Beguiling music, authoritative performer, shame about the so
R. J. Stove | Gardenvale, Victoria Australia | 06/03/2007
(2 out of 5 stars)

"Percy Whitlock, who spent most of his short life (he died in 1946 when not yet 43) as an organist in various English provincial cities - and who during World War II became a civil servant - wrote nothing of consequence except miniatures for his own instrument; but in that genre he showed a kind of genius, and only the agonizing inferiority complex from which English music routinely suffers can account for his complete neglect elsewhere. (It is, unfortunately, characteristic of the NEW GROVE's 2001 edition that Whitlock is omitted altogether from that publication, although several dozen figures without a fiftieth of Whitlock's talent are reverentially included.)





The style of Whitlock combines, with improbable success, noble Elgarian melody and luxuriant Gershwinian harmony; "art deco" is as good a description as any of the result. A periodic hint of folksong also emerges, no doubt deriving ultimately from Whitlock's youthful studies with Vaughan Williams (both men shared a knack for cultivating folkish idioms without actually quoting folk themes). Occasionally Whitlock delivers joyful pastiche, as in the Scherzo from FIVE SHORT PIECES (1929), which is as gorgeous a neo-Handelian hornpipe as any Handelian could want. More often he achieves an original type of suave desolation, evident above all in the wonderfully plangent "Salix" - perhaps his greatest single utterance - from the PLYMOUTH SUITE (1937).





This well-filled (71-minute) release, consisting of 1990s performances, should have been pure enjoyment: an entire Whitlock recital, in the hands of an artist whose Franck and Messiaen interpretations are among the most authoritative ever committed to disc, adorned with sensible booklet notes, and offered at a bargain price. Alas, it cannot be recommended even as a stopgap. Something has gone so hopelessly wrong with the recording quality that the outcome borders on the unlistenable. One must presumably blame the engineers rather than the (none too resonant) acoustics, because in both the venues employed - a Plymouth church for the PLYMOUTH SUITE, Swansea's Brangwyn Hall for everything else - the sound is impossibly distant. Detail after detail of these beguiling compositions can only be guessed at, unless you turn up the volume almost as far as the dial will go, in which case you hear almost as much motor noise as actual music. Even then the timbres wholly lack presence, except at the rather rare points where Jennifer Bate supplies generous quantities of two-foot and/or mixture-based tone. No amount of experience with tolerating prewar recordings' sonic deficiencies seems to be adequate preparation for this.

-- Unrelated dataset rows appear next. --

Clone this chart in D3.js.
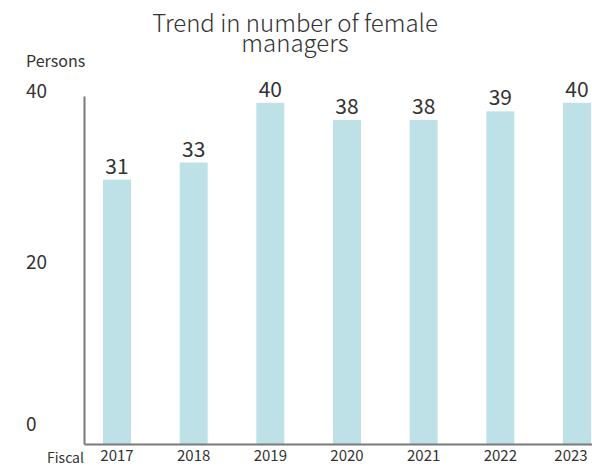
<!DOCTYPE html>
<html>
<head>
<meta charset="utf-8">
<script src="https://cdn.jsdelivr.net/npm/d3@7"></script>
<style>
  body { margin: 0; background: #fff; }
  text { font-family: "Noto Sans CJK JP", "Liberation Sans", sans-serif; fill: #333; }
</style>
</head>
<body>
<div id="chart"></div>
<script>
// data
var years = ["2017", "2018", "2019", "2020", "2021", "2022", "2023"];
var managers = [31, 33, 40, 38, 38, 39, 40];
var yTicks = [0, 20, 40];

var width = 592, height = 467;
var x0 = 84, yBase = 444;

var svg = d3.select("#chart")
    .append("svg")
    .attr("width", width)
    .attr("height", height);

var x = d3.scaleBand()
    .domain(years)
    .range([x0, 610])
    .paddingInner(0.635)
    .paddingOuter(0.248);

var y = d3.scaleLinear()
    .domain([0, 40.8])
    .range([yBase, 96]);

// title
var title = svg.append("text")
    .attr("text-anchor", "middle")
    .attr("font-size", 24)
    .attr("font-weight", 300);
title.append("tspan").attr("x", 295).attr("y", 32).text("Trend in number of female");
title.append("tspan").attr("x", 295).attr("y", 52).text("managers");

svg.append("text")
    .attr("x", 26).attr("y", 67)
    .attr("font-size", 16)
    .text("Persons");

// bars
svg.selectAll(".bar")
    .data(managers)
    .enter()
    .append("rect")
    .attr("class", "bar")
    .attr("x", function(d, i) { return x(years[i]); })
    .attr("y", function(d) { return y(d); })
    .attr("width", x.bandwidth())
    .attr("height", function(d) { return yBase - y(d); })
    .attr("fill", "#bde1e6");

svg.selectAll(".val")
    .data(managers)
    .enter()
    .append("text")
    .attr("class", "val")
    .attr("x", function(d, i) { return x(years[i]) + x.bandwidth() / 2; })
    .attr("y", function(d) { return y(d) - 6; })
    .attr("text-anchor", "middle")
    .attr("font-size", 21)
    .text(function(d) { return d; });

// y axis
var yAxis = svg.append("g")
    .attr("transform", "translate(" + x0 + ",0)")
    .call(d3.axisLeft(y).tickValues(yTicks).tickSize(0));
yAxis.select(".domain").attr("stroke", "#7a7a7a").attr("stroke-width", 2);
yAxis.selectAll(".tick text")
    .attr("x", -58)
    .attr("dy", "0.32em")
    .attr("transform", function(d) { return "translate(0," + (d === 0 ? -20 : -11) + ")"; })
    .attr("text-anchor", "start")
    .attr("font-size", 19)
    .style("font-family", "'Noto Sans CJK JP', sans-serif")
    .attr("fill", "#333");

// x axis
var xAxis = svg.append("g")
    .attr("transform", "translate(0," + yBase + ")")
    .call(d3.axisBottom(x).tickSize(0).tickPadding(6));
xAxis.select(".domain").attr("stroke", "#7a7a7a").attr("stroke-width", 2);
xAxis.selectAll(".tick text")
    .attr("font-size", 15)
    .attr("dx", function(d, i) { return i === years.length - 1 ? -6 : 0; })
    .style("font-family", "'Noto Sans CJK JP', sans-serif")
    .attr("fill", "#333");

svg.append("text")
    .attr("x", 47).attr("y", 463)
    .attr("font-size", 14)
    .text("Fiscal");
</script>
</body>
</html>
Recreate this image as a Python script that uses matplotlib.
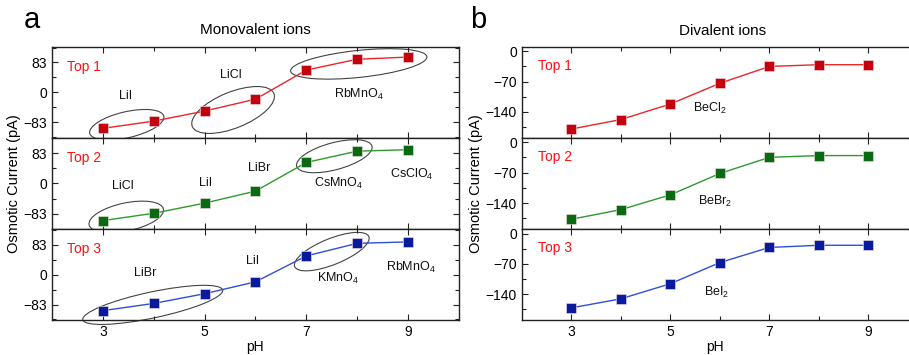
import numpy as np
import matplotlib
matplotlib.use('Agg')
import matplotlib.pyplot as plt
from matplotlib.patches import Ellipse
from matplotlib.ticker import MultipleLocator, FixedLocator
from matplotlib.transforms import ScaledTranslation

plt.rcParams['font.family'] = ['Liberation Sans', 'DejaVu Sans']
plt.rcParams['mathtext.default'] = 'regular'

ph = np.array([3, 4, 5, 6, 7, 8, 9])

# Monovalent ions (panel a)
mono_top1 = [-100, -80, -52, -19, 62, 92, 98]
mono_top2 = [-102, -82, -54, -21, 58, 89, 93]
mono_top3 = [-100, -80, -53, -20, 52, 87, 91]

# Divalent ions (panel b)
di_top1 = [-180, -158, -122, -74, -35, -31, -31]
di_top2 = [-177, -155, -121, -72, -35, -31, -31]
di_top3 = [-172, -151, -116, -67, -32, -27, -27]

rank_labels = ['Top 1', 'Top 2', 'Top 3']
line_cols = ['#e8262a', '#2e9a2e', '#2f4fd6']
mark_cols = ['#c4000f', '#0a6a12', '#0a1a9c']

# ion labels (pH, value, text) per row
mono_labels = [
    [(3.44, -10, 'LiI'), (5.51, 47, 'LiCl'), (8.03, -5, 'RbMnO$_4$')],
    [(3.4, -7, 'LiCl'), (5.02, 0, 'LiI'), (6.07, 42, 'LiBr'),
     (7.63, 0, 'CsMnO$_4$'), (9.08, 24, 'CsClO$_4$')],
    [(3.83, 4, 'LiBr'), (5.95, 39, 'LiI'), (7.63, -11, 'KMnO$_4$'),
     (9.06, 21, 'RbMnO$_4$')],
]
# ellipses: centre (pH, value), width/height in pixels, angle
mono_ellipses = [
    [(3.47, -90, 76, 26, 13), (5.56, -49, 88, 36, 22), (8.03, 79, 137, 27, 6)],
    [(3.46, -92, 76, 28, 12), (7.55, 75, 78, 27, 15)],
    [(3.98, -84, 143, 26, 12), (7.5, 64, 80, 26, 22)],
]
di_labels = [(5.79, -132, 'BeCl$_2$'), (5.91, -136, 'BeBr$_2$'), (5.93, -137, 'BeI$_2$')]

fig = plt.figure(figsize=(9.09, 3.55), dpi=100)

rows_y = [(0.6121, 0.2555), (0.3541, 0.2580), (0.0986, 0.2555)]


def style(ax, ymaj, ymin, last):
    ax.xaxis.set_major_locator(FixedLocator([3, 5, 7, 9]))
    ax.xaxis.set_minor_locator(FixedLocator([4, 6, 8]))
    ax.yaxis.set_major_locator(MultipleLocator(ymaj))
    ax.yaxis.set_minor_locator(MultipleLocator(ymin))
    ax.tick_params(which='both', direction='in', top=True, right=True,
                   labelsize=10, width=0.8, color='#222222')
    ax.tick_params(which='major', length=4)
    ax.tick_params(which='minor', length=3)
    if not last:
        ax.tick_params(labelbottom=False)
    for s in ax.spines.values():
        s.set_linewidth(1.0)
        s.set_color('#222222')


series_a = [mono_top1, mono_top2, mono_top3]
series_b = [di_top1, di_top2, di_top3]

for i in range(3):
    y0, h = rows_y[i]
    # panel a
    ax = fig.add_axes([0.0572, y0, 0.4477, h])
    ax.plot(ph, series_a[i], '-', color=line_cols[i], lw=1.0)
    ax.plot(ph, series_a[i], 's', ms=7, mfc=mark_cols[i], mec='#f0e0e0', mew=0.4)
    ax.set_xlim(2, 10)
    ax.set_ylim(-126, 126)
    ax.set_yticks([-83, 0, 83])
    style(ax, 83, 41.5, i == 2)
    ax.set_yticks([-83, 0, 83])
    ax.text(0.037, 0.78, rank_labels[i], transform=ax.transAxes, color='#ff1010',
            fontsize=10, va='center', ha='left')
    for x, y, t in mono_labels[i]:
        ax.text(x, y, t, fontsize=9, ha='center', va='center', color='#111111')
    for cx, cy, w, hh, ang in mono_ellipses[i]:
        tr = fig.dpi_scale_trans + ScaledTranslation(cx, cy, ax.transData)
        e = Ellipse((0, 0), w / 100, hh / 100, angle=ang, transform=tr,
                    fill=False, ec='#444444', lw=0.8, clip_on=False)
        ax.add_patch(e)
    if i == 2:
        ax.set_xlabel('pH', fontsize=10, labelpad=1)
    if i == 1:
        ax.set_ylabel('Osmotic Current (pA)', fontsize=10.5, labelpad=2)

    # panel b
    bx = fig.add_axes([0.574, y0, 0.4250, h])
    bx.plot(ph, series_b[i], '-', color=line_cols[i], lw=1.0)
    bx.plot(ph, series_b[i], 's', ms=7, mfc=mark_cols[i], mec='#f0e0e0', mew=0.4)
    bx.set_xlim(2, 9.8)
    bx.set_ylim(-200, 10)
    style(bx, 70, 35, i == 2)
    bx.set_yticks([-140, -70, 0])
    bx.spines['right'].set_visible(False)
    bx.tick_params(which='both', right=False)
    bx.text(0.041, 0.79, rank_labels[i], transform=bx.transAxes, color='#ff1010',
            fontsize=10, va='center', ha='left')
    x, y, t = di_labels[i]
    bx.text(x, y, t, fontsize=9, ha='center', va='center', color='#111111')
    if i == 2:
        bx.set_xlabel('pH', fontsize=10, labelpad=1)
    if i == 1:
        bx.set_ylabel('Osmotic Current (pA)', fontsize=10.5, labelpad=2)

fig.text(255 / 909, 1 - 30 / 355, 'Monovalent ions', fontsize=11, ha='center', va='center')
fig.text(723 / 909, 1 - 31 / 355, 'Divalent ions', fontsize=11, ha='center', va='center')
fig.text(32 / 909, 1 - 20 / 355, 'a', fontsize=21, ha='center', va='center')
fig.text(478 / 909, 1 - 20 / 355, 'b', fontsize=21, ha='center', va='center')

fig.savefig('out.png', dpi=100)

At least the PLYMOUTH SUITE has turned up elsewhere (Donald Hunt's version released by Naxos, though itself hardly the ultimate hi-fi experience, is much more satisfying in aural terms). As for the rest, we must either seek out the Priory label's hard-to-find Compleat Whitlock on three expensive CDs, or wait till some other organist gives us a Whitlock miscellany that can be endured in some degree of comfort."